Submitted by Jyoti Pal on Sun, 07/27/2008 - 06:37. ::

The Federal Communications Commission late Friday gave its nod to the marriage of two satellite radio operators XM Satellite Radio Inc. and smaller rival Sirius Satellite Inc. the approval paves way for 18 million subscribers being able to receive programming from both services.


Rivals XM and Sirius to MergeGet original file (12KB)

Sirius Satellite Radio’s buyout of rival XM Satellite Radio Holdings would cost the former about $3.5 billion. The resultant merger would entail huge cost savings and would first profits for the blossoming industry.

XM Satellite Radio Holdings (XM) was founded in 1988 as American Mobile Radio Corporation and launched its satellite service on September 25, 2001.XM provides pay-for-service radio, analogous to cable television. Its service includes 73 different music channels, 39 news, sports, talk and entertainment channels, 21 regional traffic and weather channels and 23 play-by-play sports channels.

Sirius Satellite Radio is headquartered in New York City and has smaller studios in Los Angeles and Memphis, Sirius was officially launched on July 1, 2002 and currently provides 69 streams (channels) of music and 65 streams of sports, news and entertainment to listeners. Music streams on Sirius carry a wide variety of genres, broadcasting 24 hours daily, commercial-free.

The Federal Communications Commission voted 3 to 2 to approve the buyout after Republican commissioner Deborah Taylor Tate cast the tie-breaking vote to approve the merger. The companies have agreed to cough out $19.7 million to the federal Treasury to settle F.C.C. rule violations.

Two Democrats, Jonathan S. Adelstein and Michael J. Copps voted against the buyout.
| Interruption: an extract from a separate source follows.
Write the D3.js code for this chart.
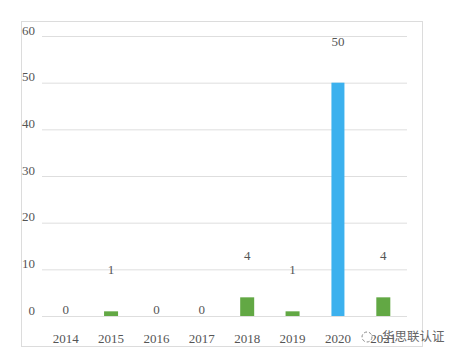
<!DOCTYPE html>
<html>
<head>
<meta charset="utf-8">
<script src="https://cdn.jsdelivr.net/npm/d3@7"></script>
<style>
  html, body { margin: 0; padding: 0; background: #fff; }
  svg { display: block; }
  text { font-family: "Liberation Serif", serif; }
</style>
</head>
<body>
<div id="chart"></div>
<script>
const years = ["2014", "2015", "2016", "2017", "2018", "2019", "2020", "2021"];
const counts = [0, 1, 0, 0, 4, 1, 50, 4];
const yTicks = [0, 10, 20, 30, 40, 50, 60];

const width = 454, height = 364;
const colorGreen = "#62a844", colorBlue = "#3cb1ee", colorText = "#555";

const svg = d3.select("#chart")
    .append("svg")
    .attr("width", width)
    .attr("height", height);

// Outer frame
svg.append("rect")
    .attr("x", 21.5)
    .attr("y", 21.5)
    .attr("width", 401)
    .attr("height", 325)
    .attr("fill", "none")
    .attr("stroke", "#dcdcdc");

// Scales
const x = d3.scaleBand().domain(years).range([43, 406]);
const y = d3.scaleLinear().domain([0, 60]).range([316, 36]);

// Y-axis with gridlines
const yAxis = svg.append("g")
    .attr("transform", "translate(42,0)")
    .call(d3.axisLeft(y).tickValues(yTicks).tickSize(-365).tickPadding(7));
yAxis.select(".domain").remove();
yAxis.selectAll("line").attr("stroke", "#dedede");
yAxis.selectAll("text")
    .attr("dy", "-0.15em")
    .style("font-size", "13px")
    .style("fill", colorText);

// X-axis
const xAxis = svg.append("g")
    .attr("transform", "translate(0,316)")
    .call(d3.axisBottom(x).tickSize(0).tickPadding(18));
xAxis.select(".domain").remove();
xAxis.selectAll("text")
    .style("font-size", "13px")
    .style("fill", colorText);

// Bars
svg.selectAll("rect.bar")
    .data(counts)
    .join("rect")
    .attr("class", "bar")
    .attr("x", (d, i) => x(years[i]) + x.bandwidth() / 2 - (d === 50 ? 6.5 : 7))
    .attr("y", d => y(d))
    .attr("width", d => d === 50 ? 13 : 14)
    .attr("height", d => y(0) - y(d))
    .attr("fill", d => d === 50 ? colorBlue : colorGreen);

// Value labels float well above the bars, zeros sit just over the axis
svg.selectAll("text.value")
    .data(counts)
    .join("text")
    .attr("class", "value")
    .attr("x", (d, i) => x(years[i]) + x.bandwidth() / 2)
    .attr("y", d => d === 0 ? y(0) - 2 : y(d) - 37)
    .attr("text-anchor", "middle")
    .style("font-size", "13px")
    .style("fill", colorText)
    .text(d => d);

// Watermark
const mark = svg.append("g").attr("transform", "translate(370,337)");
mark.append("circle").attr("r", 5).attr("cx", -3)
    .attr("fill", "#fff").attr("stroke", "#888").attr("stroke-dasharray", "3 2");
mark.append("text")
    .attr("x", 12)
    .attr("y", 4)
    .style("font-family", "'Noto Sans CJK SC'")
    .style("font-size", "12.5px")
    .style("fill", "#666")
    .text("华思联认证");
</script>
</body>
</html>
They were of the opinion that the satellite radio merger would hurt consumers and was not in the public interest.

To remove these apprehensions, the approval of the F.C.C came with other riders. Among others, conditions on the approval include a series of consumer protection conditions, including a three-year cap on prices and setting aside 8% of their channel capacity for minority and non-commercial programming.